O tom foi diferente ao se referir aos ataques de Israel em Gaza. "Os relatos de perdas de vidas e destruição de infra-estrutura em Gaza são de extrema preocupação e pedimos que forças de Israel adotem máxima cautela, e respeitam o direito internacional, enquanto exercem seu direito à autodefesa", afirmou o Brasil.
O Itamaraty ainda insistiu que reconhece que o Conselho de Direitos Humanos tem um papel a desempenhar na crise. Mas alerta que o inquérito não ajudaria.
"Ainda que o que a resolução proponha não seja sem mérito, acreditamos que uma nova comissão de inquérito não iria, neste momento, contribuir para apoiar a paz e diálogo entre as partes", defendeu o Brasil. Para o governo, o caminho deve ser o de um esforço diplomático para que haja um acordo na região que leve em consideração "os interesses legítimos de ambos os lados".
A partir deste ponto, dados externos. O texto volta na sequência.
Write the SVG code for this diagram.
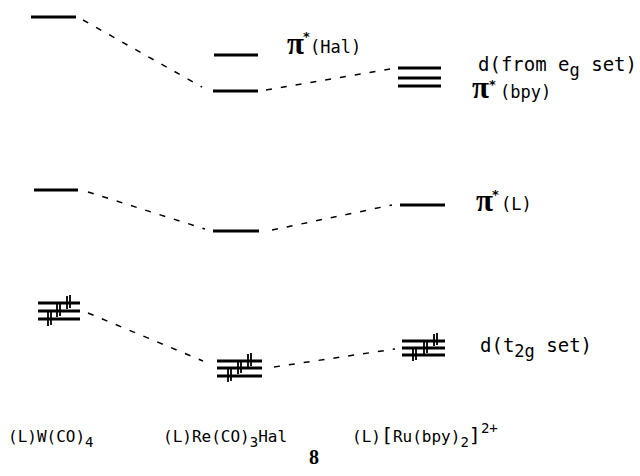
<svg xmlns="http://www.w3.org/2000/svg" width="640" height="476" viewBox="0 0 640 476">
<style>
.lv{stroke:#000;stroke-width:2.8;fill:none;stroke-linecap:butt}
.el{stroke:#000;stroke-width:1.8;fill:none}
.cn{stroke:#000;stroke-width:1.5;fill:none;stroke-dasharray:6 9}
.t{font-family:"DejaVu Sans Mono","Liberation Mono",monospace;font-size:19px;fill:#000}
.s{font-size:17px}
.pi{font-family:"Liberation Serif","DejaVu Serif",serif;font-weight:bold;font-size:31px;fill:#000}
.st{font-family:"DejaVu Sans","Liberation Sans",sans-serif;font-weight:bold;font-size:13px;fill:#000}
.n{font-family:"Liberation Serif",serif;font-weight:bold;font-size:20px;fill:#000}
</style>
<rect width="640" height="476" fill="#fff"/>
<g id="connectors">
<path class="cn" d="M83,20 L202,87"/>
<path class="cn" d="M266,90 L390,69"/>
<path class="cn" d="M88,192 L205,229"/>
<path class="cn" d="M272,230 L392,205"/>
<path class="cn" d="M88,313 L203,361"/>
<path class="cn" d="M274,367 L395,349"/>
</g>
<g id="w-pistar">
<line class="lv" x1="31" y1="17" x2="76" y2="17"/>
</g>
<g id="re-pistar-hal">
<line class="lv" x1="214" y1="55" x2="258" y2="55"/>
<text class="pi" x="287" y="54">π</text>
<text class="st" x="303" y="41">*</text>
<text class="t s" x="310" y="53">(Hal)</text>
</g>
<g id="re-lower">
<line class="lv" x1="213" y1="91" x2="258" y2="91"/>
</g>
<g id="ru-eg">
<line class="lv" x1="398" y1="68" x2="441" y2="68"/>
<text class="t" x="478" y="71">d(from e<tspan dy="5" class="s">g</tspan><tspan dy="-5"> set)</tspan></text>
</g>
<g id="ru-pistar-bpy">
<line class="lv" x1="398" y1="78" x2="441" y2="78"/>
<line class="lv" x1="398" y1="86" x2="441" y2="86"/>
<text class="pi" x="472" y="98">π</text>
<text class="st" x="489" y="89">*</text>
<text class="t s" x="500" y="98">(bpy)</text>
</g>
<g id="w-pil">
<line class="lv" x1="34" y1="190" x2="78" y2="190"/>
</g>
<g id="re-pil">
<line class="lv" x1="213" y1="231" x2="259" y2="231"/>
</g>
<g id="ru-pil">
<line class="lv" x1="400" y1="205" x2="445" y2="205"/>
<text class="pi" x="476" y="211">π</text>
<text class="st" x="492" y="199">*</text>
<text class="t s" x="501" y="210">(L)</text>
</g>
<g id="w-t2g">
<line class="lv" x1="38" y1="303" x2="80" y2="303"/>
<line class="lv" x1="38" y1="311" x2="80" y2="311"/>
<line class="lv" x1="38" y1="319" x2="80" y2="319"/>
<path class="el" d="M67,296V309M70,295V308M57,304V317M60,303V316M48,312V326M51,311V325"/>
</g>
<g id="re-t2g">
<line class="lv" x1="217" y1="361" x2="262" y2="361"/>
<line class="lv" x1="217" y1="368" x2="262" y2="368"/>
<line class="lv" x1="217" y1="376" x2="262" y2="376"/>
<path class="el" d="M248,354V367M251,353V366M238,361V374M241,360V373M228,369V382M231,368V381"/>
</g>
<g id="ru-t2g">
<line class="lv" x1="402" y1="341" x2="445" y2="341"/>
<line class="lv" x1="402" y1="348" x2="445" y2="348"/>
<line class="lv" x1="402" y1="355" x2="445" y2="355"/>
<path class="el" d="M434,334V346M437,333V345M424,341V354M427,340V353M413,348V361M416,347V360"/>
<text class="t" x="480" y="352">d(t<tspan dy="5" class="s">2g</tspan><tspan dy="-5"> set)</tspan></text>
</g>
<g id="labels">
<text class="t" x="8" y="442" style="font-size:16px">(L)W(CO)<tspan dy="5" style="font-size:14px">4</tspan></text>
<text class="t" x="163" y="442" style="font-size:16px">(L)Re(CO)<tspan dy="5" style="font-size:14px">3</tspan><tspan dy="-5">Hal</tspan></text>
<text class="t" x="352" y="442" style="font-size:16px">(L)<tspan style="font-size:20px">[</tspan>Ru(bpy)<tspan dy="5" style="font-size:14px">2</tspan><tspan dy="-5" style="font-size:20px">]</tspan><tspan dy="-9" style="font-size:14px">2+</tspan></text>
<text class="n" x="309" y="464">8</text>
</g>
</svg>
Palestinos e relator da ONU denunciam "apartheid"
A recusa de alguns governos em apoiar o projeto foi criticada pelas autoridades palestinas, que acusam países de "continuar a encobrir crimes". Num discurso antes da votação, a delegação palestina denunciou o "estabelecimento de um regime de apartheid" por parte de Israel e lembrou que os ataques sobre Gaza levaram a mais de 200 mortes, entre elas 39 mulheres e 60 crianças.
"Essa foi mais uma nova agressão de um regime racista, covarde e que viola a lei internacional", disse. Para os palestinos, isso apenas ocorre por não existir uma ação internacional suficiente.
Michael Lynk, relator da ONU sobre a situação de direitos humanos nos territórios palestinos, também alertou que a última crise é resultado da falta de uma ação internacional.
"O que testemunhamos em Gaza nestas últimas semanas assombra a consciência do mundo", disse. "Aproximadamente 240 palestinos mortos, a maioria dos quais eram civis e pelo menos 66 eram crianças. Quase 2.000 ficaram feridos. Houve uma destruição maciça de propriedade. Tudo isso nas mãos de um dos militares mais bem equipados do mundo moderno", alertou.
"Não há outra situação comparável no mundo moderno onde uma potência enclausurou e aprisionou uma comunidade inteira de pessoas", disse o relator.
"Quando a violência intensiva revisita os palestinos em Gaza, como acontece regularmente, não há como escapar. Esta restrição medieval às liberdades básicas já dura 14 anos e é uma mancha terrível para nossa humanidade", alertou. "Esta é uma ocupação que passa a ser cada vez mais uma anexação", completou.